Why is this for loop not faster using OpenMP?

Question

I have extracted this simple member function from a larger 2D program, all it does is a for loop accessing from three different arrays and doing a math operation (1D convolution). I have been testing with using OpenMP to make this particular function faster:

void Image::convolve_lines()
{
  const int *ptr0 = tmp_bufs[0];
  const int *ptr1 = tmp_bufs[1];
  const int *ptr2 = tmp_bufs[2];
  const int width = Width;
#pragma omp parallel for
  for ( int x = 0; x < width; ++x )
    {
    const int sum = 0
      + 1 * ptr0[x]
      + 2 * ptr1[x]
      + 1 * ptr2[x];
    output[x] = sum;
    }
}

If I use gcc 4.7 on debian/wheezy amd64 the overall programm performs a lot slower on an 8 CPUs machine. If I use gcc 4.9 on a debian/jessie amd64 (only 4 CPUs on this machine) the overall program perform with very little difference.

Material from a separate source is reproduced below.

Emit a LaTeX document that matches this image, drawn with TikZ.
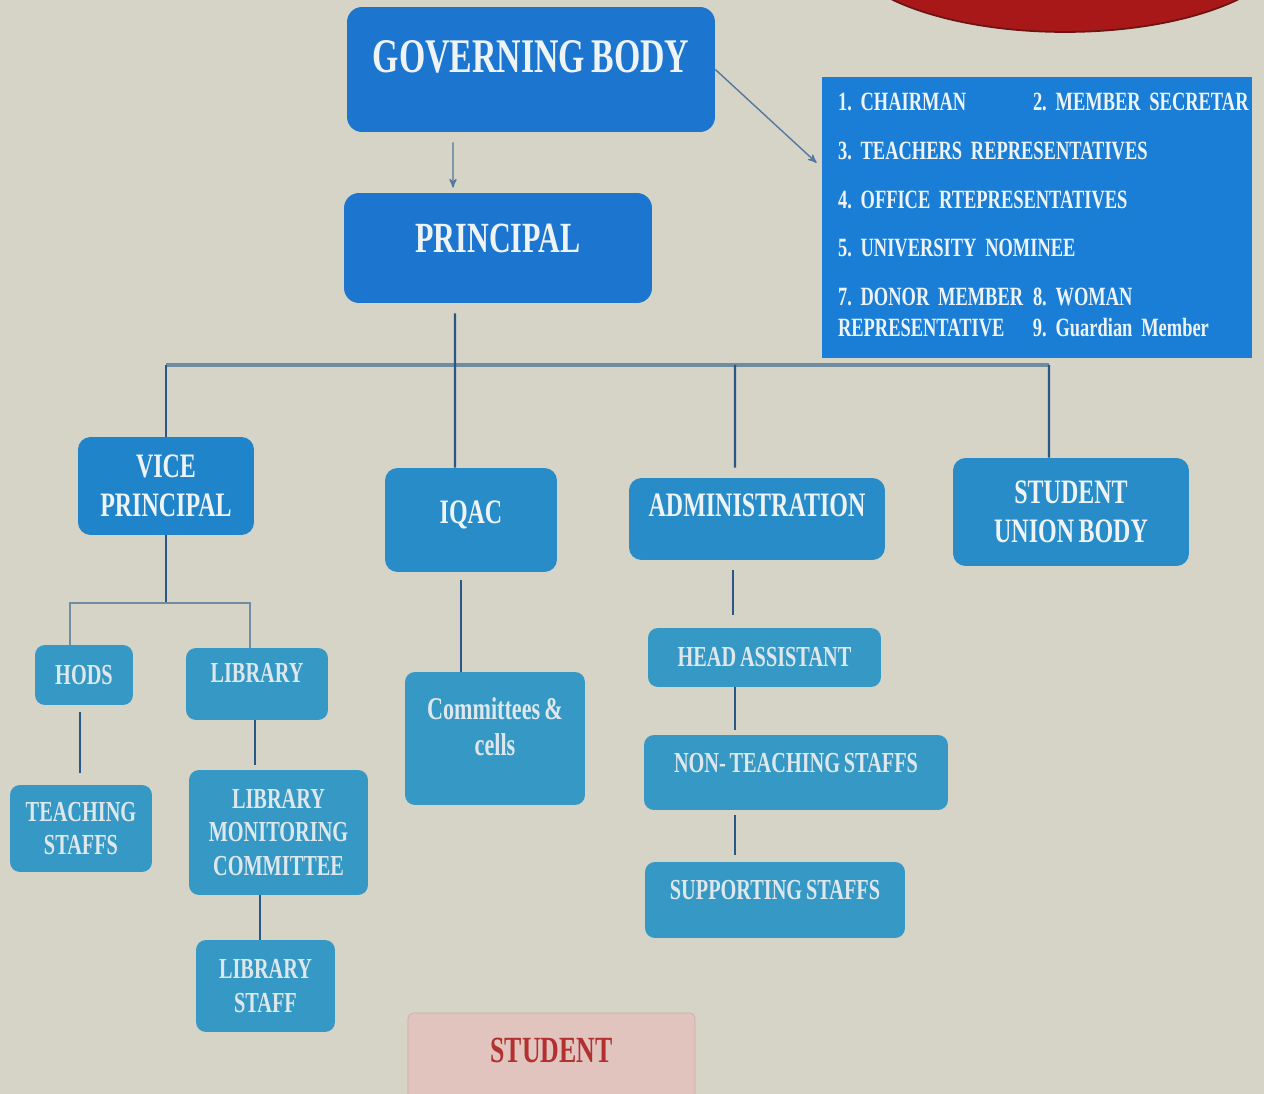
\documentclass[tikz,border=0pt]{standalone}
\usepackage{fontspec}
\newfontfamily\orgfont{Liberation Serif}[FakeStretch=0.7, WordSpace=0.75]
\frenchspacing
\usepackage{tikz}
\usetikzlibrary{arrows,positioning,calc}
\definecolor{paper}{RGB}{214,211,199}
\definecolor{gbblue}{RGB}{28,118,208}
\definecolor{listblue}{RGB}{26,126,214}
\definecolor{vpblue}{RGB}{32,132,202}
\definecolor{midblue}{RGB}{40,140,200}
\definecolor{lowblue}{RGB}{54,152,196}
\definecolor{boxtext}{RGB}{238,243,246}
\definecolor{lowtext}{RGB}{222,232,236}
\definecolor{linkblue}{RGB}{40,88,135}
\definecolor{busgrey}{RGB}{112,140,160}
\definecolor{stupink}{RGB}{226,196,190}
\definecolor{stuline}{RGB}{204,176,170}
\definecolor{stured}{RGB}{178,48,48}
\definecolor{sealred}{RGB}{168,24,24}
\definecolor{sealdark}{RGB}{110,20,20}
\tikzset{
    board/.style={
        rectangle,
        rounded corners=3mm,
        fill=gbblue,
        text=boxtext,
        inner sep=2pt,
        align=center,
    },
    unit/.style={
        rectangle,
        rounded corners=2.5mm,
        fill=midblue,
        text=boxtext,
        inner sep=2pt,
        align=center,
        font=\orgfont\fontsize{19.5}{22}\selectfont\bfseries,
    },
    sub-unit/.style={
        rectangle,
        rounded corners=2mm,
        fill=lowblue,
        text=lowtext,
        inner sep=2pt,
        align=center,
        font=\orgfont\fontsize{16.5}{19}\selectfont\bfseries,
    },
    member-list/.style={
        rectangle,
        fill=listblue,
        text=boxtext,
        inner xsep=0.32cm,
        inner ysep=2pt,
        align=left,
        font=\orgfont\fontsize{15}{18}\selectfont\bfseries,
    },
    student/.style={
        rectangle,
        rounded corners=1mm,
        fill=stupink,
        draw=stuline,
        text=stured,
        inner sep=2pt,
        font=\orgfont\fontsize{21}{24}\selectfont\bfseries,
    },
    link/.style={
        draw=linkblue,
        line width=1.3pt,
    },
    bus/.style={
        draw=busgrey,
        line width=1.8pt,
    },
    pointer/.style={
        draw=linkblue!80,
        ->,>=stealth',
        line width=0.8pt,
    },
}
\begin{document}
\begin{tikzpicture}[x=0.02cm, y=-0.02cm]
\useasboundingbox (0,0) rectangle (1264,1094);
\clip (0,0) rectangle (1264,1094);
\fill[paper] (0,0) rectangle (1264,1094);
\fill[sealred, draw=sealdark, line width=1pt] (1065,-58) ellipse [x radius=4.5cm, y radius=1.8cm];

% top of the chart
\node[board, font=\orgfont\fontsize{27.5}{30}\selectfont\bfseries, minimum width=7.36cm, minimum height=2.5cm, text depth=0.52cm] (GB) at (531,69.5) {GOVERNING BODY};
\node[board, font=\orgfont\fontsize{24.5}{27}\selectfont\bfseries, minimum width=6.16cm, minimum height=2.2cm, text depth=0.4cm] (PR) at (498,248) {PRINCIPAL};
\node[member-list, minimum width=8.6cm, minimum height=5.62cm, text width=7.96cm] (MB) at (1037,217.5) {%
\begin{tabular}{@{}p{3.9cm}@{}l@{}}
1. CHAIRMAN & 2. MEMBER SECRETAR\\[0.34cm]
\multicolumn{2}{@{}l@{}}{3. TEACHERS REPRESENTATIVES}\\[0.34cm]
\multicolumn{2}{@{}l@{}}{4. OFFICE RTEPRESENTATIVES}\\[0.34cm]
\multicolumn{2}{@{}l@{}}{5. UNIVERSITY NOMINEE}\\[0.34cm]
7. DONOR MEMBER & 8. WOMAN\\
REPRESENTATIVE & 9. Guardian Member
\end{tabular}};

% second row
\node[unit, fill=vpblue, minimum width=3.52cm, minimum height=1.96cm] (VP) at (166,486) {VICE\\PRINCIPAL};
\node[unit, minimum width=3.44cm, minimum height=2.08cm, text height=0.47cm, text depth=0.32cm] (IQ) at (471,520) {IQAC};
\node[unit, minimum width=5.12cm, minimum height=1.64cm, text depth=0.56cm] (AD) at (757,519) {ADMINISTRATION};
\node[unit, minimum width=4.72cm, minimum height=2.16cm] (SU) at (1071,512) {STUDENT\\UNION BODY};

% lower boxes
\node[sub-unit, minimum width=1.96cm, minimum height=1.2cm] (HO) at (84,675) {HODS};
\node[sub-unit, minimum width=2.84cm, minimum height=1.44cm, text depth=0.44cm] (LI) at (257,684) {LIBRARY};
\node[sub-unit, minimum width=2.84cm, minimum height=1.74cm] (TS) at (81,828.5) {TEACHING\\STAFFS};
\node[sub-unit, minimum width=3.58cm, minimum height=2.5cm] (LM) at (278.5,832.5) {LIBRARY\\MONITORING\\COMMITTEE};
\node[sub-unit, minimum width=2.78cm, minimum height=1.84cm] (LS) at (265.5,986) {LIBRARY\\STAFF};
\node[sub-unit, font=\orgfont\fontsize{18}{21}\selectfont\bfseries, minimum width=3.6cm, minimum height=2.66cm, text depth=0.48cm] (CC) at (495,738.5) {Committees \&\\cells};
\node[sub-unit, minimum width=4.66cm, minimum height=1.18cm] (HA) at (764.5,657.5) {HEAD ASSISTANT};
\node[sub-unit, minimum width=6.08cm, minimum height=1.5cm, text depth=0.4cm] (NT) at (796,772.5) {NON- TEACHING STAFFS};
\node[sub-unit, minimum width=5.2cm, minimum height=1.52cm, text depth=0.4cm] (SS) at (775,900) {SUPPORTING STAFFS};
\node[student, minimum width=5.74cm, minimum height=1.94cm, text depth=0.44cm] (ST) at (551.5,1061.5) {STUDENT};

% connectors
\coordinate (J) at (455,365);
\coordinate (JA) at (735,365);
\coordinate (JR) at (1049,365);
\coordinate (K) at (166,603);
\draw[pointer, shorten <=0.2cm, shorten >=0.1cm] ([xshift=-1.56cm]GB.south) -- ([xshift=-0.9cm]PR.north);
\draw[pointer, shorten >=0.14cm] (GB.east) -- ([yshift=1.0cm]MB.west);
\draw[bus] (VP.north |- J) -- (JR);
\draw[link, shorten <=0.2cm] ([xshift=-0.86cm]PR.south) -- ([xshift=-0.32cm]IQ.north);
\draw[link] (VP.north |- J) -- (VP.north);
\draw[link, shorten >=0.2cm] (JA) -- ([xshift=-0.44cm]AD.north);
\draw[link] (JR) -- ([xshift=-0.44cm]SU.north);
\draw[link] (VP.south) -- (K);
\draw[bus, line width=1.3pt] ([xshift=-0.28cm]HO.north) |- (K) -| ([xshift=-0.14cm]LI.north);
\draw[link, shorten <=0.14cm, shorten >=0.24cm] ([xshift=-0.08cm]HO.south) coordinate (h1) -- (h1 |- TS.north);
\draw[link, shorten >=0.1cm] ([xshift=-0.04cm]LI.south) coordinate (l1) -- (l1 |- LM.north);
\draw[link] ([xshift=-0.37cm]LM.south) coordinate (l2) -- (l2 |- LS.north);
\draw[link, shorten <=0.16cm] ([xshift=-0.2cm]IQ.south) coordinate (q1) -- (q1 |- CC.north);
\draw[link, shorten <=0.2cm, shorten >=0.26cm] ([xshift=-0.48cm]AD.south) coordinate (a1) -- (a1 |- HA.north);
\draw[link, shorten >=0.1cm] ([xshift=-0.59cm]HA.south) coordinate (a2) -- (a2 |- NT.north);
\draw[link, shorten <=0.1cm, shorten >=0.14cm] ([xshift=-1.22cm]NT.south) coordinate (a3) -- (a3 |- SS.north);
\end{tikzpicture}
\end{document}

Using time to compare: single core run:

$ ./test black.pgm out.pgm  94.28s user 6.20s system 84% cpu 1:58.56 total

multi core run:

$ ./test black.pgm out.pgm  400.49s user 6.73s system 344% cpu 1:58.31 total

Where:

$ head -3 black.pgm
P5
65536 65536
255

So Width is set to 65536 during execution.

If that matter, I am using cmake for compilation:

add_executable(test test.cxx)
set_target_properties(test PROPERTIES COMPILE_FLAGS "-fopenmp" LINK_FLAGS "-fopenmp")

And CMAKE_BUILD_TYPE is set to:

CMAKE_BUILD_TYPE:STRING=Release

which implies -O3 -DNDEBUG

My question, why is this for loop not faster using multi-core ? There is no overlap on the array, openmp should split the memory equally. I do not see where bottleneck is coming from ?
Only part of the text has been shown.